- **Information supplied**
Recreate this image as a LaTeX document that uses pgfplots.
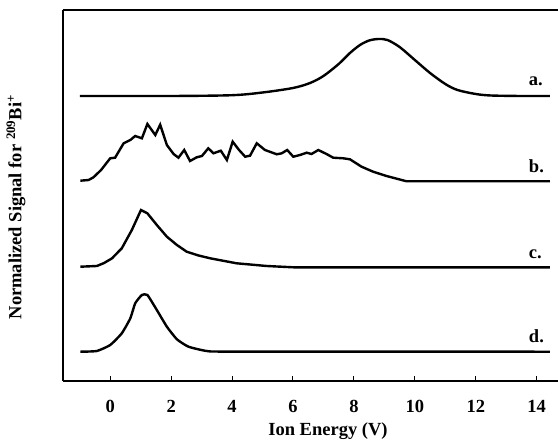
\documentclass[border=0pt]{standalone}
\usepackage{fontspec}
\setmainfont{Liberation Serif}
\usepackage{pgfplots}
\pgfplotsset{compat=1.18}
\newcommand{\lf}{\fontsize{18.5}{20}\selectfont\bfseries}
\begin{document}
\begin{tikzpicture}
\begin{axis}[name=ax, scale only axis, width=495pt, height=371pt,
  xmin=-1.55, xmax=14.7, ymin=0, ymax=371,
  axis lines=left, axis line style={-, line width=1.8pt},
  ytick=\empty, xtick={0,2,4,6,8,10,12,14},
  tick align=inside, major tick length=5pt,
  tick style={line width=1pt, black},
  /pgf/number format/assume math mode=true,
  xticklabel style={font=\lf, yshift=-16pt},
  clip=false]
% a
\addplot[black, line width=2.4pt, smooth, tension=0.5] coordinates {
(-1,285) (2,285) (4,285.8) (5,288.5) (6,293) (6.56,298) (7,305) (7.5,317) (7.87,328) (8.2,336) (8.5,340.5) (8.8,342) (9.1,341) (9.5,334) (10,321) (10.5,308) (11,297) (11.4,291) (12,287) (12.5,285.5) (13.5,285) (14.43,285)};
% b
\addplot[black, line width=2.4pt] coordinates {
(-0.98,200.3) (-0.71,201) (-0.55,203.7) (-0.3,211) (0,222.7) (0.16,223.3) (0.44,237.7) (0.66,241) (0.82,245) (1.04,242.7) (1.22,257) (1.48,246) (1.64,256.3) (1.86,236) (2.08,227) (2.24,223.3) (2.43,231) (2.62,220) (2.84,223.7) (3.01,225) (3.22,232.7) (3.39,227.7) (3.63,230.3) (3.83,221) (4.02,239.3) (4.23,231) (4.43,224.3) (4.59,225.3) (4.81,237.7) (5.08,231) (5.47,226.7) (5.63,227.7) (5.81,231) (6.01,224.3) (6.23,226) (6.45,228.3) (6.61,227) (6.83,231) (7.10,227) (7.32,223.3) (7.65,222.7) (7.87,221.7) (8.25,214.3) (8.63,209.3) (9.07,205) (9.73,199.7) (14.43,199.7)};
% c
\addplot[black, line width=2.4pt] coordinates {
(-0.98,114.3) (-0.44,115) (-0.2,118) (0.06,122.7) (0.38,132.7) (0.71,151) (1.01,171) (1.22,167.7) (1.53,156) (1.86,144.3) (2.19,136) (2.51,129.3) (2.9,125.5) (3.28,122.7) (4.15,117.7) (5.14,115) (6.01,113.7) (14.43,113.7)};
% d
\addplot[black, line width=2.4pt, smooth, tension=0.3] coordinates {
(-0.98,29.3) (-0.44,30) (0,36) (0.38,47.7) (0.66,62.7) (0.82,77.7) (1.04,86) (1.22,86) (1.53,71) (1.86,54.3) (2.19,41.7) (2.57,34.3) (3.17,30) (4,29.4) (14.43,29.3)};
\draw[line width=1.8pt] (rel axis cs:0,1) -- (rel axis cs:1,1);
\node[anchor=base west, inner sep=0, font=\lf] at (axis cs:13.74,295.3) {a.};
\node[anchor=base west, inner sep=0, font=\lf] at (axis cs:13.74,208) {b.};
\node[anchor=base west, inner sep=0, font=\lf] at (axis cs:13.74,123) {c.};
\node[anchor=base west, inner sep=0, font=\lf] at (axis cs:13.74,38.3) {d.};
\end{axis}
\node[rotate=90, font=\lf, inner sep=0] at ([xshift=-47pt, yshift=-11.5pt]ax.west) {Normalized Signal for \textsuperscript{209}Bi\textsuperscript{+}};
\node[anchor=base, font=\lf, inner sep=0] at ([xshift=17.5pt, yshift=-54pt]ax.south) {Ion Energy (V)};
\pgfresetboundingbox
\path[use as bounding box] ([xshift=-63pt,yshift=-63pt]ax.south west) rectangle ([yshift=10pt]ax.north east);
\end{tikzpicture}
\end{document}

- **What to do**
Every line of the data above should be quoted exactly. Omit the pictures.

- **Solved problem**
Recreate this image as a LaTeX document that uses pgfplots.
\documentclass[border=0pt]{standalone}
\usepackage{fontspec}
\setmainfont{Liberation Serif}
\usepackage{pgfplots}
\pgfplotsset{compat=1.18}
\newcommand{\lf}{\fontsize{18.5}{20}\selectfont\bfseries}
\begin{document}
\begin{tikzpicture}
\begin{axis}[name=ax, scale only axis, width=495pt, height=371pt,
  xmin=-1.55, xmax=14.7, ymin=0, ymax=371,
  axis lines=left, axis line style={-, line width=1.8pt},
  ytick=\empty, xtick={0,2,4,6,8,10,12,14},
  tick align=inside, major tick length=5pt,
  tick style={line width=1pt, black},
  /pgf/number format/assume math mode=true,
  xticklabel style={font=\lf, yshift=-16pt},
  clip=false]
% a
\addplot[black, line width=2.4pt, smooth, tension=0.5] coordinates {
(-1,285) (2,285) (4,285.8) (5,288.5) (6,293) (6.56,298) (7,305) (7.5,317) (7.87,328) (8.2,336) (8.5,340.5) (8.8,342) (9.1,341) (9.5,334) (10,321) (10.5,308) (11,297) (11.4,291) (12,287) (12.5,285.5) (13.5,285) (14.43,285)};
% b
\addplot[black, line width=2.4pt] coordinates {
(-0.98,200.3) (-0.71,201) (-0.55,203.7) (-0.3,211) (0,222.7) (0.16,223.3) (0.44,237.7) (0.66,241) (0.82,245) (1.04,242.7) (1.22,257) (1.48,246) (1.64,256.3) (1.86,236) (2.08,227) (2.24,223.3) (2.43,231) (2.62,220) (2.84,223.7) (3.01,225) (3.22,232.7) (3.39,227.7) (3.63,230.3) (3.83,221) (4.02,239.3) (4.23,231) (4.43,224.3) (4.59,225.3) (4.81,237.7) (5.08,231) (5.47,226.7) (5.63,227.7) (5.81,231) (6.01,224.3) (6.23,226) (6.45,228.3) (6.61,227) (6.83,231) (7.10,227) (7.32,223.3) (7.65,222.7) (7.87,221.7) (8.25,214.3) (8.63,209.3) (9.07,205) (9.73,199.7) (14.43,199.7)};
% c
\addplot[black, line width=2.4pt] coordinates {
(-0.98,114.3) (-0.44,115) (-0.2,118) (0.06,122.7) (0.38,132.7) (0.71,151) (1.01,171) (1.22,167.7) (1.53,156) (1.86,144.3) (2.19,136) (2.51,129.3) (2.9,125.5) (3.28,122.7) (4.15,117.7) (5.14,115) (6.01,113.7) (14.43,113.7)};
% d
\addplot[black, line width=2.4pt, smooth, tension=0.3] coordinates {
(-0.98,29.3) (-0.44,30) (0,36) (0.38,47.7) (0.66,62.7) (0.82,77.7) (1.04,86) (1.22,86) (1.53,71) (1.86,54.3) (2.19,41.7) (2.57,34.3) (3.17,30) (4,29.4) (14.43,29.3)};
\draw[line width=1.8pt] (rel axis cs:0,1) -- (rel axis cs:1,1);
\node[anchor=base west, inner sep=0, font=\lf] at (axis cs:13.74,295.3) {a.};
\node[anchor=base west, inner sep=0, font=\lf] at (axis cs:13.74,208) {b.};
\node[anchor=base west, inner sep=0, font=\lf] at (axis cs:13.74,123) {c.};
\node[anchor=base west, inner sep=0, font=\lf] at (axis cs:13.74,38.3) {d.};
\end{axis}
\node[rotate=90, font=\lf, inner sep=0] at ([xshift=-47pt, yshift=-11.5pt]ax.west) {Normalized Signal for \textsuperscript{209}Bi\textsuperscript{+}};
\node[anchor=base, font=\lf, inner sep=0] at ([xshift=17.5pt, yshift=-54pt]ax.south) {Ion Energy (V)};
\pgfresetboundingbox
\path[use as bounding box] ([xshift=-63pt,yshift=-63pt]ax.south west) rectangle ([yshift=10pt]ax.north east);
\end{tikzpicture}
\end{document}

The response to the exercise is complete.